A book review twenty five years late…
I have just been reading extracts from the excellent book ‘Behind the Myth, Yasser Arafat and the Palestinian Revolution’ by Andrew Gowers and Tony Walker. First published in 1990 Gowers and Walker were well placed to write such an insightful and comprehensive book following years of working in the Middle East as journalists for the Financial Times.
Whilst the book was a gratefully received gift I could have course bought a more up to date account of Arafat which would have included his death and the allegations made as a result of it but one must never be too quickly dismissive of ‘out of date’ books. This particular book perfectly captures the mood of that period and whilst many of the facts have already been well documented the difference with this book can be found within the title.

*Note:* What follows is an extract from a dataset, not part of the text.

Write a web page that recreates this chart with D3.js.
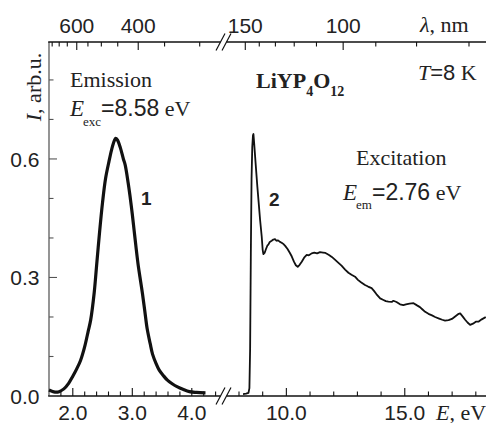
<!DOCTYPE html>
<html><head><meta charset="utf-8">
<script src="https://cdn.jsdelivr.net/npm/d3@7"></script>
<style>
html,body{margin:0;padding:0;background:#fff;}
svg{display:block;}
.sans{font-family:"Liberation Sans",Arial,sans-serif;}
.serif{font-family:"Liberation Serif","Times New Roman",serif;}
</style></head>
<body><svg id="c" width="486" height="423"></svg>
<script>
// ---- data ----
const emE = [1.60,1.65,1.70,1.77,1.85,1.93,2.00,2.07,2.13,2.20,2.26,2.30,2.36,2.40,2.45,2.50,2.55,2.61,2.66,2.70,2.72,2.75,2.80,2.85,2.88,2.93,2.96,3.00,3.03,3.06,3.10,3.14,3.17,3.21,3.25,3.30,3.34,3.40,3.45,3.52,3.59,3.67,3.76,3.85,3.96,4.08,4.23];
const emI = [0.015,0.012,0.010,0.011,0.018,0.032,0.050,0.070,0.090,0.125,0.165,0.192,0.262,0.330,0.415,0.490,0.550,0.595,0.628,0.647,0.652,0.648,0.628,0.600,0.585,0.540,0.508,0.460,0.420,0.380,0.330,0.290,0.260,0.215,0.170,0.133,0.106,0.082,0.066,0.052,0.040,0.031,0.023,0.017,0.011,0.009,0.008];
const exE = [8.17,8.30,8.40,8.44,8.47,8.50,8.53,8.56,8.59,8.61,8.64,8.70,8.775,8.83,8.89,8.96,9.00,9.03,9.08,9.14,9.20,9.24,9.30,9.38,9.45,9.52,9.58,9.65,9.73,9.80,9.87,9.95,10.05,10.15,10.23,10.32,10.40,10.48,10.56,10.65,10.75,10.86,10.95,11.07,11.18,11.30,11.42,11.55,11.65,11.71,11.80,11.92,12.05,12.20,12.33,12.48,12.62,12.75,12.90,13.02,13.15,13.32,13.45,13.60,13.70,13.80,13.96,14.10,14.20,14.31,14.45,14.52,14.65,14.80,14.94,15.05,15.20,15.37,15.50,15.64,15.75,15.86,16.00,16.15,16.28,16.45,16.58,16.70,16.85,16.99,17.10,17.25,17.34,17.45,17.55,17.65,17.76,17.88,18.00,18.11,18.25,18.42];
const exI = [0.005,0.006,0.008,0.020,0.120,0.360,0.550,0.630,0.660,0.663,0.640,0.590,0.530,0.490,0.446,0.403,0.370,0.359,0.362,0.372,0.381,0.383,0.390,0.393,0.396,0.397,0.393,0.394,0.390,0.388,0.385,0.380,0.372,0.362,0.353,0.340,0.331,0.327,0.332,0.340,0.350,0.357,0.356,0.361,0.363,0.361,0.364,0.363,0.362,0.360,0.357,0.352,0.345,0.337,0.330,0.320,0.312,0.307,0.302,0.294,0.288,0.281,0.277,0.273,0.266,0.258,0.247,0.243,0.240,0.239,0.238,0.241,0.238,0.232,0.230,0.232,0.234,0.235,0.230,0.225,0.219,0.213,0.208,0.204,0.200,0.196,0.193,0.191,0.192,0.195,0.200,0.207,0.209,0.201,0.193,0.186,0.180,0.183,0.188,0.188,0.194,0.200];

const yTicks = [0,0.1,0.2,0.3,0.4,0.5,0.6,0.7,0.8];
const yLabels = [0.0,0.3,0.6];
const eTicksL = [1.8,2.0,2.2,2.4,2.6,2.8,3.0,3.2,3.4,3.6,3.8,4.0,4.2,4.4];
const eLabelsL = [2.0,3.0,4.0];
const eTicksR = [8,9,10,11,12,13,14,15,16,17,18];
const eLabelsR = [10.0,15.0];
const lamTicksL = [750,700,650,600,550,500,450,400,350,300];
const lamLabelsL = [600,400];
const lamTicksR = [150,140,130,120,110,100,90,80,70];
const lamLabelsR = [150,100];
const HC = 1239.84;

// ---- scales ----
const svg = d3.select("#c");
const yS = d3.scaleLinear().domain([0,0.896]).range([396,42]);
const xL = d3.scaleLinear().domain([1.6,4.4]).range([49,215.6]);
const xR = d3.scaleLinear().domain([7.62,18.43]).range([230,486]);
const yB = yS(0), yT = yS(0.896);

const ink = "#111";
// axes lines
svg.append("line").attr("x1",49).attr("x2",49).attr("y1",yT).attr("y2",yB).attr("stroke","#7a7a7a").attr("stroke-width",1.6);
function hseg(x1,x2,y){svg.append("line").attr("x1",x1).attr("x2",x2).attr("y1",y).attr("y2",y).attr("stroke",ink).attr("stroke-width",1.4);}
hseg(48.2,220.5,yB); hseg(226.5,486,yB);
hseg(48.2,220.5,yT); hseg(226.5,486,yT);
function slashes(y){
  [220.5,226.5].forEach(cx=>{
    svg.append("line").attr("x1",cx-4.5).attr("y1",y+8.5).attr("x2",cx+4.5).attr("y2",y-8.5).attr("stroke",ink).attr("stroke-width",1.2);
  });
}
slashes(yB); slashes(yT);

// y ticks
yTicks.forEach(v=>{
  const major = yLabels.some(l=>Math.abs(l-v)<1e-6);
  svg.append("line").attr("x1",49).attr("x2",49+(major?8:4.5)).attr("y1",yS(v)).attr("y2",yS(v)).attr("stroke","#555").attr("stroke-width",1.1);
});
yLabels.forEach(v=>{
  svg.append("text").attr("class","sans").attr("x",39.5).attr("y",yS(v)).attr("dy","0.36em")
    .attr("text-anchor","end").attr("font-size",21).attr("fill","#222").text(v.toFixed(1));
});
// bottom ticks
function bTicks(scale, ticks, labels){
  ticks.forEach(v=>{
    const major = labels.some(l=>Math.abs(l-v)<1e-6);
    svg.append("line").attr("x1",scale(v)).attr("x2",scale(v)).attr("y1",yB).attr("y2",yB-(major?8:4.5)).attr("stroke",ink).attr("stroke-width",1.1);
  });
  labels.forEach(v=>{
    svg.append("text").attr("class","sans").attr("x",scale(v)).attr("y",419.5).attr("text-anchor","middle")
      .attr("font-size",21).attr("fill","#222").text(v.toFixed(1));
  });
}
bTicks(xL,eTicksL,eLabelsL); bTicks(xR,eTicksR,eLabelsR);
// top ticks (wavelength)
function tTicks(scale, ticks, labels){
  ticks.forEach(l=>{
    const major = labels.indexOf(l)>=0;
    const x = scale(HC/l);
    svg.append("line").attr("x1",x).attr("x2",x).attr("y1",yT).attr("y2",yT+(major?8:4.5)).attr("stroke",ink).attr("stroke-width",1.1);
  });
  labels.forEach(l=>{
    svg.append("text").attr("class","sans").attr("x",scale(HC/l)).attr("y",32.5).attr("text-anchor","middle")
      .attr("font-size",21).attr("fill","#222").text(l);
  });
}
tTicks(xL,lamTicksL,lamLabelsL); tTicks(xR,lamTicksR,lamLabelsR);

// curves
const lineL = d3.line().x((d,i)=>xL(emE[i])).y((d,i)=>yS(emI[i])).curve(d3.curveCatmullRom.alpha(0.5));
svg.append("path").datum(emE).attr("d",lineL).attr("fill","none").attr("stroke",ink).attr("stroke-width",3.2).attr("stroke-linejoin","round");
const lineR = d3.line().x((d,i)=>xR(exE[i])).y((d,i)=>yS(exI[i])).curve(d3.curveLinear);
svg.append("path").datum(exE).attr("d",lineR).attr("fill","none").attr("stroke",ink).attr("stroke-width",1.8).attr("stroke-linejoin","round");

// texts
function txt(x,y,parts,opts={}){
  const t = svg.append("text").attr("x",x).attr("y",y).attr("fill","#222");
  if(opts.anchor) t.attr("text-anchor",opts.anchor);
  if(opts.transform) t.attr("transform",opts.transform);
  parts.forEach(p=>{
    const s = t.append("tspan").attr("font-family",p.sans?'"Liberation Sans",Arial,sans-serif':'"Liberation Serif","Times New Roman",serif')
      .attr("font-size",p.size||22).text(p.t);
    if(p.it) s.attr("font-style","italic");
    if(p.b) s.attr("font-weight","bold");
    if(p.dy!==undefined) s.attr("dy",p.dy);
    if(p.dx!==undefined) s.attr("dx",p.dx);
  });
  return t;
}
txt(70,87,[{t:"Emission"}]);
txt(70,116,[{t:"E",it:true,size:23},{t:"exc",size:13,dy:10,dx:-1},{t:"=8.58",sans:true,dy:-10,size:23},{t:" eV"}]);
txt(256,88,[{t:"LiYP",b:true,size:22},{t:"4",b:true,size:14,dy:8},{t:"O",b:true,size:22,dy:-8},{t:"12",b:true,size:14,dy:8}]);
txt(418,80,[{t:"T",it:true},{t:"=8",sans:true},{t:" K"}]);
txt(356,165,[{t:"Excitation"}]);
txt(343,200,[{t:"E",it:true,size:23},{t:"em",size:13,dy:9,dx:-1},{t:"=2.76",sans:true,dy:-9,size:23},{t:" eV"}]);
txt(141,205,[{t:"1",sans:true,b:true,size:19}]);
txt(269,206,[{t:"2",sans:true,b:true,size:19}]);
txt(420,32,[{t:"λ",it:true},{t:", nm"}]);
txt(436,419.5,[{t:"E",it:true},{t:", eV"}]);
txt(0,0,[{t:"I",it:true},{t:", arb.u."}],{anchor:"middle",transform:"translate(41,87) rotate(-90)"});
</script></body></html>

Few political leaders since the Second World War have managed to portray themselves as such a mysterious, cult-like figure as Arafat. For millions of people around the world he was whatever one’s political stance portrayed him as; hero, terrorist, guerrilla leader, peace-maker, war-maker. He divided opinion as dramatically as the did the cause for which he dedicated his life and there can be no doubting the personal sacrifice he made for his belief. Regardless of one’s own political view, Arafat lived a life under constant threat of assassination, he rarely stayed in one place for more than two days and faced continual threats from both sides of the political divide. Throughout his life he gambled with the highest stakes be it an allegiance with Saddam Hussein or his renouncing of terrorism at the UN General Assembly and this book captures quite brilliantly the path to that point whilst tackling the myths and legends of such an enigmatic figure.
Arafat was supremely confident on the world stage and his foreign travels took in the lands of the most controversial leaders of the seventies and eighties from Fidel Castro to George Habash of the PFLP, Saddam Hussein, Egypt’s Nasser and Sadat, leaders of both the Chinese and Soviet Communist parties to Assad, Gadaffi and the Iranian Ayatollah Khomeini.
The authors set out the maze of dilemma’s which inevitably faced Arafat’s every consideration and decision and the frustrations he felt as those closest to him rebelled against the path he believed easiest to tread. This is a well balanced and authoritative documentary about a man and a situation few of us will ever barely fathom but within these pages you can find a clarification rather than a justification of Arafat and the man he became.